** start GIVEN INFORMATION **

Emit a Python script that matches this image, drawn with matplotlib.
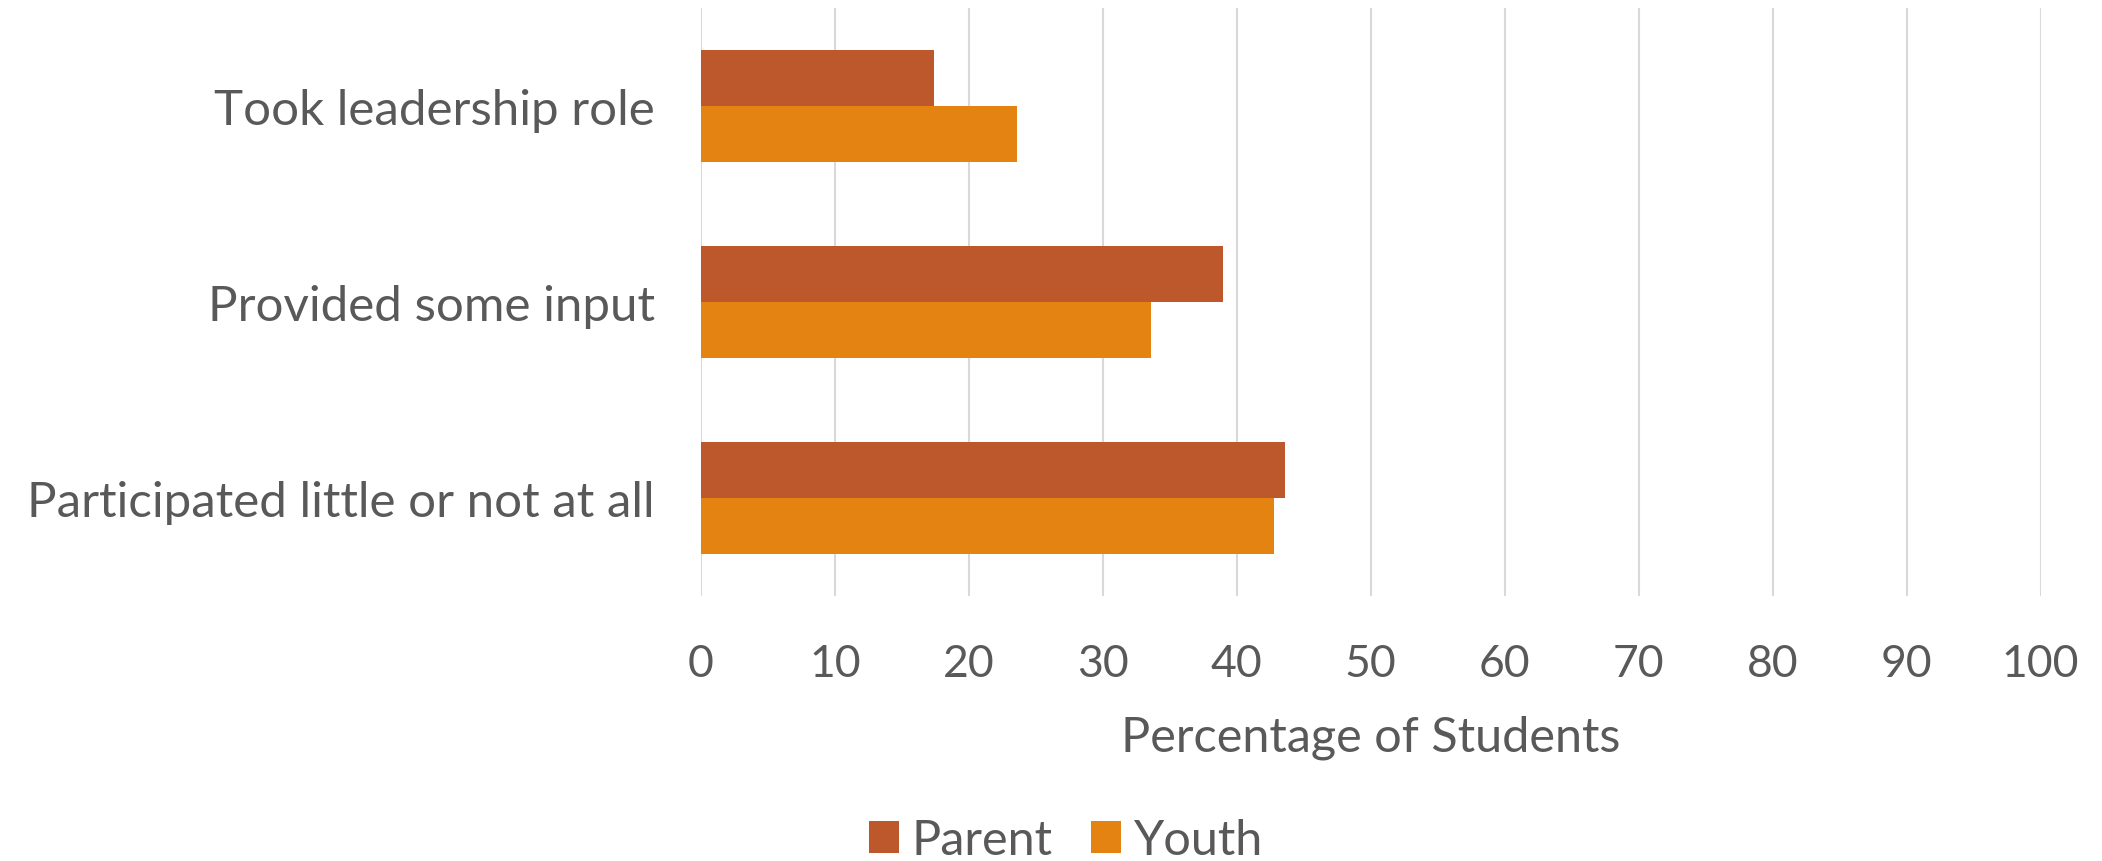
import numpy as np
import matplotlib
matplotlib.use("Agg")
from matplotlib import pyplot as plt

# data
categories = ["Took leadership role", "Provided some input", "Participated little or not at all"]
parent = [17.4, 39.0, 43.6]
youth = [23.6, 33.6, 42.8]
xticks = [0, 10, 20, 30, 40, 50, 60, 70, 80, 90, 100]

plt.rcParams["font.family"] = ["Lato", "DejaVu Sans"]
grey = "#595959"

fig = plt.figure(figsize=(21.02, 8.62), dpi=100)
ax = fig.add_axes([0.3334, 0.3074, 0.6374, 0.6821])

y = np.arange(len(categories))
h = 0.2845
ax.barh(y - h / 2, parent, height=h, color="#BD582C", label="Parent", zorder=3)
ax.barh(y + h / 2, youth, height=h, color="#E48312", label="Youth", zorder=3)

ax.set_xlim(0, 100)
ax.set_ylim(2.5, -0.5)
ax.set_xticks(xticks)
ax.set_yticks(y)
ax.set_yticklabels(categories)
ax.xaxis.grid(True, color="#D9D9D9", linewidth=1.5, zorder=0)
for s in ax.spines.values():
    s.set_visible(False)
ax.tick_params(axis="both", length=0, labelcolor=grey)
ax.tick_params(axis="x", pad=34, labelsize=32)
ax.tick_params(axis="y", pad=33, labelsize=35.5)
ax.set_xlabel("Percentage of Students", fontsize=35, color=grey, labelpad=22)

fig.legend(loc="lower center", bbox_to_anchor=(0.507, -0.052), ncol=2, frameon=False,
           fontsize=35, labelcolor=grey, handlelength=0.62, handleheight=0.62,
           handletextpad=0.25, columnspacing=0.8)

fig.savefig("out.png", dpi=100)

** end GIVEN INFORMATION **

Repeat the material above verbatim. Leave the pictures behind.

▸ **SOLVED PROBLEM**
Emit a Python script that matches this image, drawn with matplotlib.
import numpy as np
import matplotlib
matplotlib.use("Agg")
from matplotlib import pyplot as plt

# data
categories = ["Took leadership role", "Provided some input", "Participated little or not at all"]
parent = [17.4, 39.0, 43.6]
youth = [23.6, 33.6, 42.8]
xticks = [0, 10, 20, 30, 40, 50, 60, 70, 80, 90, 100]

plt.rcParams["font.family"] = ["Lato", "DejaVu Sans"]
grey = "#595959"

fig = plt.figure(figsize=(21.02, 8.62), dpi=100)
ax = fig.add_axes([0.3334, 0.3074, 0.6374, 0.6821])

y = np.arange(len(categories))
h = 0.2845
ax.barh(y - h / 2, parent, height=h, color="#BD582C", label="Parent", zorder=3)
ax.barh(y + h / 2, youth, height=h, color="#E48312", label="Youth", zorder=3)

ax.set_xlim(0, 100)
ax.set_ylim(2.5, -0.5)
ax.set_xticks(xticks)
ax.set_yticks(y)
ax.set_yticklabels(categories)
ax.xaxis.grid(True, color="#D9D9D9", linewidth=1.5, zorder=0)
for s in ax.spines.values():
    s.set_visible(False)
ax.tick_params(axis="both", length=0, labelcolor=grey)
ax.tick_params(axis="x", pad=34, labelsize=32)
ax.tick_params(axis="y", pad=33, labelsize=35.5)
ax.set_xlabel("Percentage of Students", fontsize=35, color=grey, labelpad=22)

fig.legend(loc="lower center", bbox_to_anchor=(0.507, -0.052), ncol=2, frameon=False,
           fontsize=35, labelcolor=grey, handlelength=0.62, handleheight=0.62,
           handletextpad=0.25, columnspacing=0.8)

fig.savefig("out.png", dpi=100)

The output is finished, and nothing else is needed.